**TASK PROMPT:** Copy all lines in which the word "that" can be found.

**DATA RECORDS:**
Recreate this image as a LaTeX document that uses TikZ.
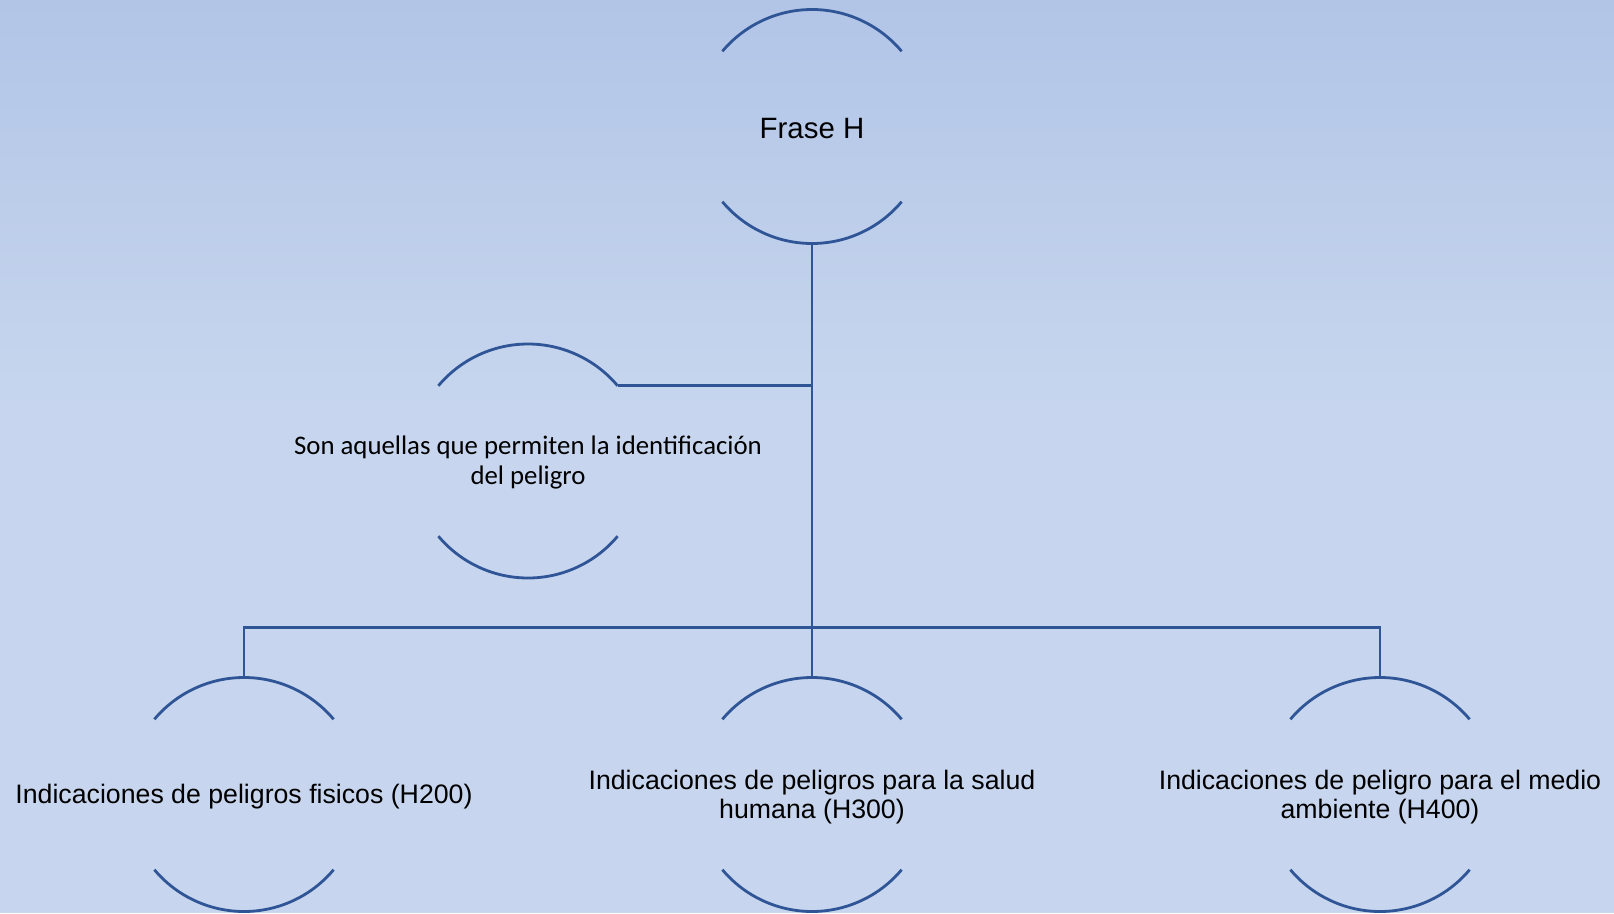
\documentclass[tikz,border=0pt]{standalone}
\usepackage{fontspec}
\setmainfont{Liberation Sans}
\newfontfamily\calibri{Carlito}
\definecolor{arcblue}{HTML}{2F5597}
\definecolor{bgtop}{HTML}{B2C5E7}
\definecolor{bgmid}{HTML}{C7D6EE}
\tikzset{
  hnode/.style={circle,minimum size=234pt,inner sep=0pt,outer sep=0pt},
  caps/.style={draw=arcblue,line width=2.8pt},
  link/.style={draw=arcblue,line width=2.8pt},
  bigtext/.style={font=\fontsize{29.4}{35}\selectfont,yshift=-2.5pt},
  leaftext/.style={font=\fontsize{26.7}{29}\selectfont,align=center,yshift=-2.5pt},
  notetext/.style={font=\calibri\fontsize{26.8}{30}\selectfont,align=center,yshift=-1.5pt}
}
\begin{document}
\begin{tikzpicture}[x=1pt,y=-1pt]
  \useasboundingbox (0,0) rectangle (1614,913);
  % background
  \shade[top color=bgtop,bottom color=bgmid] (0,0) rectangle (1614,410);
  \fill[bgmid] (0,410) rectangle (1614,913);

  \node[hnode,label={[bigtext]center:Frase H}] (frase) at (812,126.5) {};
  \node[hnode,label={[notetext]center:Son aquellas que permiten la identificación\\del peligro}] (son) at (528,461) {};
  \node[hnode,label={[leaftext]center:Indicaciones de peligros fisicos (H200)}] (fisicos) at (244,794.5) {};
  \node[hnode,label={[leaftext]center:Indicaciones de peligros para la salud\\humana (H300)}] (salud) at (812,794.5) {};
  \node[hnode,label={[leaftext]center:Indicaciones de peligro para el medio\\ambiente (H400)}] (ambiente) at (1380,794.5) {};
  \coordinate (bus) at (812,627.5);

  % open circles
  \foreach \n in {frase,son,fisicos,salud,ambiente} {
    \draw[caps] (\n.140) arc[start angle=140,end angle=40,radius=117pt];
    \draw[caps] (\n.220) arc[start angle=220,end angle=320,radius=117pt];
  }

  \draw[link] (frase.south) -- (salud.north);
  \draw[link] (son.40) -- (son.40 -| frase.south);
  \draw[link] (fisicos.north) |- (bus) -| (ambiente.north);
\end{tikzpicture}
\end{document}
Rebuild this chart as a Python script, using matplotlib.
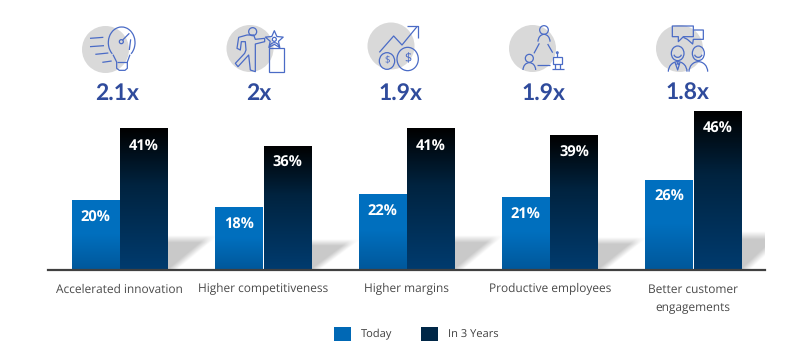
import numpy as np
import matplotlib
matplotlib.use("Agg")
import matplotlib.pyplot as plt
from matplotlib.colors import LinearSegmentedColormap
from matplotlib.patches import Arc, Circle, Ellipse, Patch, Polygon, Rectangle

plt.rcParams["font.family"] = ["Open Sans", "DejaVu Sans"]
plt.rcParams["text.hinting"] = "no_hinting"

categories = ["Accelerated innovation", "Higher competitiveness", "Higher margins",
              "Productive employees", "Better customer\nengagements"]
today = [20, 18, 22, 21, 26]
in_3_years = [41, 36, 41, 39, 46]
multipliers = ["2.1x", "2x", "1.9x", "1.9x", "1.8x"]
series_names = ["Today", "In 3 Years"]

W, H = 798, 353
BASE_Y = 269
PX_PER_PCT = 3.43
ICON = "#4a6bc6"
GREY = "#d9d9d9"

today_cmap = LinearSegmentedColormap.from_list("today", [(0, "#0070c0"), (0.5, "#006fbe"), (1, "#00589b")])
years_cmap = LinearSegmentedColormap.from_list("years", [(0, "#000000"), (0.4, "#00233f"), (1, "#003b6e")])

fig = plt.figure(figsize=(W / 100, H / 100), dpi=100)
ax = fig.add_axes([48 / W, 1 - BASE_Y / H, 717 / W, 169 / H])
ax.set_facecolor("none")
ylim_top = 169 / PX_PER_PCT
x = np.arange(len(categories))
bar_w = 47.5 / 143.4
off = 24.2 / 143.4


def gradient_bar(xc, value, cmap):
    bar = ax.bar(xc, value, bar_w, color="none", zorder=3)[0]
    grad = np.linspace(0, 1, 128).reshape(-1, 1)
    im = ax.imshow(grad, cmap=cmap, aspect="auto", zorder=3, vmin=0, vmax=1,
                   extent=[xc - bar_w / 2, xc + bar_w / 2, 0, value])
    im.set_clip_path(bar)


def shadow(x0, value):
    # soft grey floor shadow behind the tall bar
    height = value * 0.235
    width = 50 / 143.4
    v, u = np.mgrid[1:0:64j, 0:1:128j]
    edge = 0.2 + v * 0.8 - u
    alpha = np.clip(edge / 0.2, 0, 1) * np.clip((1 - v) / 0.22, 0, 1)
    rgba = np.zeros((64, 128, 4))
    rgba[..., :3] = 0.79
    rgba[..., 3] = alpha
    ax.imshow(rgba, aspect="auto", zorder=1, extent=[x0, x0 + width, 0, height])


for i in x:
    shadow(i + off + bar_w / 2, in_3_years[i])
    gradient_bar(i - off, today[i], today_cmap)
    gradient_bar(i + off, in_3_years[i], years_cmap)
    for xc, val in ((i - off, today[i]), (i + off, in_3_years[i])):
        ax.annotate(f"{val}%", (xc, val), xytext=(0, -12.5), textcoords="offset points",
                    ha="center", va="center", color="white", fontsize=10.5, fontweight="bold", zorder=5)

# spine position first, it resets the ticks
for side in ["left", "right", "top"]:
    ax.spines[side].set_visible(False)
ax.spines["bottom"].set_color("#404040")
ax.spines["bottom"].set_linewidth(1.6)
ax.spines["bottom"].set_position(("outward", 0.8))
ax.spines["bottom"].set_zorder(6)

ax.set_xlim(-0.5, 4.5)
ax.set_ylim(0, ylim_top)
ax.set_yticks([])
ax.set_xticks(x)
ax.set_xticklabels(categories, fontsize=8.6, color="#4a4a4a", linespacing=1.72)
ax.tick_params(axis="x", length=0, pad=9.5)

# overlay in pixel coordinates for the icons and the big multipliers
ov = fig.add_axes([0, 0, 1, 1], zorder=-1)
ov.set_xlim(0, W)
ov.set_ylim(H, 0)
ov.axis("off")

circle_pos = [(105.5, 49.5), (250, 48.5), (391, 46), (532.5, 48.5), (679.5, 48.5)]
mult_x = [116.7, 259, 400, 543, 687]
for (cx, cy), mx, label in zip(circle_pos, mult_x, multipliers):
    ov.add_patch(Circle((cx, cy), 23.5, color=GREY, lw=0, zorder=1))
    ov.text(mx, 93.5, label, ha="center", va="center", fontsize=16.5, fontweight="bold", color="#2f4b9c",
            family=["Lato", "DejaVu Sans"])


class Icon:
    """helper: coordinates read at 3x zoom with crop origin ox, oy"""

    def __init__(self, ox, oy):
        self.ox, self.oy = ox, oy

    def p(self, px, py):
        return self.ox + px / 3, self.oy + py / 3

    def line(self, *pts, closed=False):
        xy = [self.p(*q) for q in pts]
        ov.add_patch(Polygon(xy, closed=closed, fill=False, ec=ICON, lw=0.9, zorder=2, joinstyle="round"))

    def ell(self, cx, cy, rx, ry=None):
        ry = rx if ry is None else ry
        ov.add_patch(Ellipse(self.p(cx, cy), 2 * rx / 3, 2 * ry / 3, fill=False, ec=ICON, lw=0.9, zorder=2))

    def arc(self, cx, cy, rx, ry, t1=180, t2=360):
        ov.add_patch(Arc(self.p(cx, cy), 2 * rx / 3, 2 * ry / 3, theta1=t1, theta2=t2, ec=ICON, lw=0.9, zorder=2))

    def rect(self, x0, y0, x1, y1):
        a = self.p(x0, y0)
        ov.add_patch(Rectangle(a, (x1 - x0) / 3, (y1 - y0) / 3, fill=False, ec=ICON, lw=0.9, zorder=2))


# light bulb
ic = Icon(40, 0)
ic.arc(245, 128, 40, 47, 130, 410)
ic.line((219, 164), (230, 186), (230, 205), (238, 211), (255, 211), (262, 205), (262, 186), (270, 164))
ic.line((230, 186), (262, 186))
ic.line((150, 115), (190, 112))
ic.line((150, 140), (192, 137))
ic.line((166, 163), (205, 159))
ic.line((187, 187), (215, 183))
ic.ell(244, 125, 6)
ic.line((248, 120), (268, 100))
ic.line((272, 118), (268, 150))

# runner and trophy
ic = Icon(222, 20)
ic.ell(92, 35, 12)
ic.line((75, 45), (50, 52), (45, 85), (55, 90), (58, 65), (70, 65), (72, 90), (68, 100), (40, 130), (48, 140),
        (80, 105), (85, 150), (100, 155), (100, 85), (100, 72), (128, 65), (128, 55), (100, 58), (95, 45), closed=True)
star_a = np.deg2rad(np.arange(10) * 36 - 90)
star_r = np.where(np.arange(10) % 2 == 0, 28, 13)
ic.line(*[(157 + r * np.cos(a), 60 + r * np.sin(a)) for a, r in zip(star_a, star_r)], closed=True)
ic.ell(157, 58, 6)
ic.arc(157, 82, 14, 14)
ic.rect(140, 85, 185, 155)

# chart and coins
ic = Icon(362, 20)
ic.line((52, 97), (95, 48), (120, 75), (165, 20))
ic.line((135, 18), (167, 18), (167, 55))
ic.ell(75, 123, 23, 25)
ic.ell(137, 117, 32, 35)
ov.text(*ic.p(75, 123), "$", color=ICON, fontsize=7, ha="center", va="center", zorder=3)
ov.text(*ic.p(137, 117), "$", color=ICON, fontsize=9, ha="center", va="center", zorder=3)

# people and robot
ic = Icon(505, 20)
ic.ell(117, 30, 13)
ic.arc(117, 65, 18, 22)
ic.ell(73, 115, 12)
ic.arc(73, 150, 19, 22)
ic.line((103, 70), (87, 100))
ic.line((128, 72), (143, 98))
ic.line((95, 135), (135, 135))
ic.rect(145, 112, 170, 132)
ic.line((157, 100), (157, 112))
ic.ell(157, 98, 2.5)
ic.line((151, 132), (151, 146))
ic.line((165, 132), (165, 146))
ic.line((140, 146), (178, 146))

# two people with speech bubbles
ic = Icon(650, 20)
ic.line((67, 18), (130, 18), (130, 50), (100, 50), (85, 65), (85, 50), (67, 50), closed=True)
ic.line((130, 30), (160, 30), (160, 58), (130, 58), (128, 72), (112, 58), (100, 52))
ic.ell(83, 100, 19, 22)
ic.ell(145, 100, 18, 22)
ic.arc(83, 100, 12, 12, 20, 160)
ic.arc(145, 100, 12, 12, 20, 160)
ic.arc(83, 155, 28, 30)
ic.arc(145, 155, 28, 30)
ic.line((75, 127), (83, 150), (90, 127))
ic.line((80, 135), (83, 128), (87, 135))

handles = [Patch(color="#0068b5", lw=0), Patch(color="#002747", lw=0)]
fig.legend(handles, series_names, loc="center", bbox_to_anchor=(416 / W, 1 - 334 / H), ncols=2, frameon=False,
           fontsize=8, labelcolor="#404040", handlelength=1.55, handleheight=1.55,
           handletextpad=0.85, columnspacing=2.6, borderpad=0, borderaxespad=0)

fig.savefig("out.png", dpi=100)
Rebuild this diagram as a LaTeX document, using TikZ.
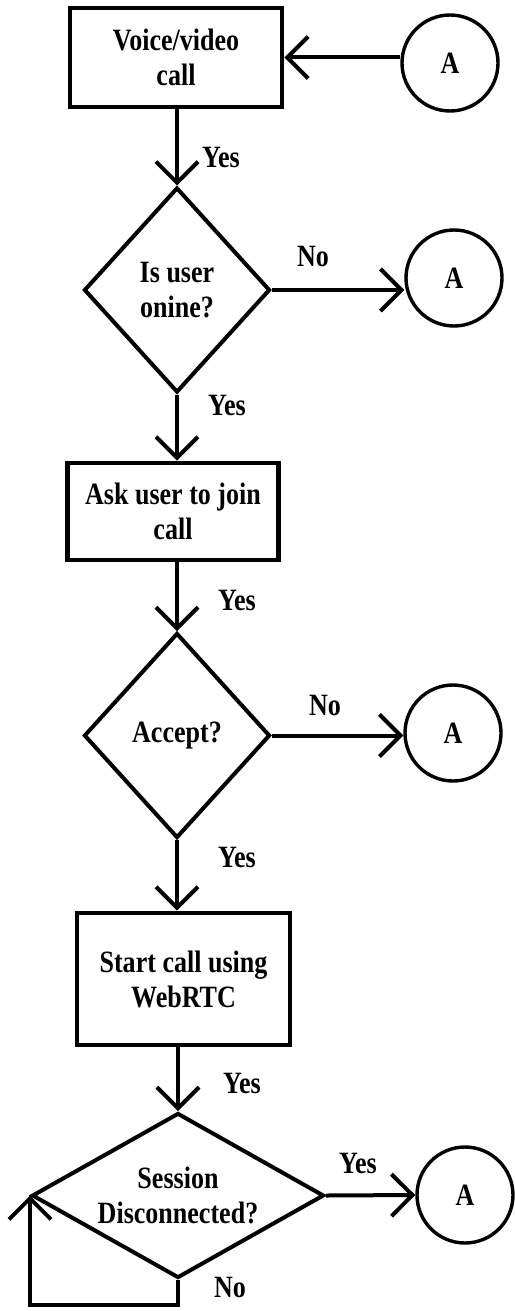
\documentclass[tikz,border=0pt]{standalone}
\usepackage{fontspec}
\setmainfont{Liberation Serif}[FakeStretch=0.84]
\usetikzlibrary{shapes.geometric, arrows.meta}

\begin{document}
\begin{tikzpicture}[x=0.5pt, y=-0.5pt,
        font=\fontsize{15.5}{17.5}\selectfont\bfseries,
        process/.style={draw, rectangle, line width=2.4pt, align=center, inner sep=0pt},
        decision/.style={draw, diamond, line width=2pt, align=center, inner sep=0pt},
        connector/.style={draw, circle, line width=1.7pt, minimum size=48pt, inner sep=0pt},
        flow/.style={line width=2pt, -{Straight Barb[length=10.5pt, width=21pt]}},
        lbl/.style={inner sep=0pt}]
        \useasboundingbox (0, 0) rectangle (514, 1311);

        % steps
        \node[process, minimum width=106pt, minimum height=49.5pt] (voice) at (176, 57.5) {Voice/video\\call};
        \node[decision, minimum width=93pt, minimum height=102.5pt] (online) at (177, 290) {Is user\\onine?};
        \node[process, minimum width=105.5pt, minimum height=48.5pt] (ask) at (173, 511.5) {Ask user to join\\call};
        \node[decision, minimum width=93pt, minimum height=102.5pt] (accept) at (177, 735.5) {Accept?};
        \node[process, minimum width=106.5pt, minimum height=66pt] (start) at (183.5, 979) {Start call using\\WebRTC};
        \node[decision, aspect=1.77, minimum width=146pt, minimum height=82.5pt] (session) at (178, 1195.5) {Session\\Disconnected?};

        % connectors
        \node[connector] (a1) at (450, 63) {A};
        \node[connector] (a2) at (454, 278) {A};
        \node[connector] (a3) at (453, 733) {A};
        \node[connector] (a4) at (465, 1195) {A};

        \draw[flow] (a1.west |- voice.east) -- (voice.east);
        \draw[flow] (voice.south -| online.north) -- (online.north);
        \draw[flow] (online.east) -- (online.east -| a2.west);
        \draw[flow] (online.south) -- (online.south |- ask.north);
        \draw[flow] (ask.south -| accept.north) -- (accept.north);
        \draw[flow] (accept.east) -- (accept.east -| a3.west);
        \draw[flow] (accept.south) -- (accept.south |- start.north);
        \draw[flow] (start.south -| session.north) -- (session.north);
        \draw[flow] (session.east) -- (a4.west);
        \draw[flow] (session.south) -- ++(0, 25) -| (session.west);

        % labels
        \node[lbl] (yes1) at (221, 158) {Yes};
        \node[lbl] (no1) at (313, 257) {No};
        \node[lbl] (yes2) at (227, 405) {Yes};
        \node[lbl] (yes3) at (237, 600) {Yes};
        \node[lbl] (no2) at (325, 705) {No};
        \node[lbl] (yes4) at (237, 857) {Yes};
        \node[lbl] (yes5) at (242, 1083) {Yes};
        \node[lbl] (yes6) at (358, 1163) {Yes};
        \node[lbl] (no3) at (230, 1287) {No};
\end{tikzpicture}
\end{document}
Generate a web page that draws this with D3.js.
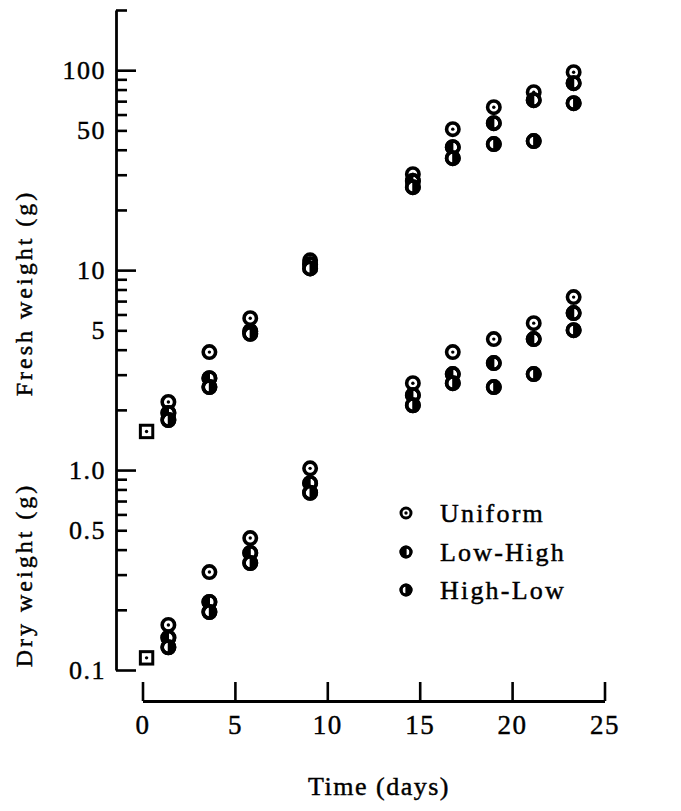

**WRITTEN ANSWER:**
Recreate this image as a LaTeX document that uses TikZ.
Generate a web page that draws this with D3.js.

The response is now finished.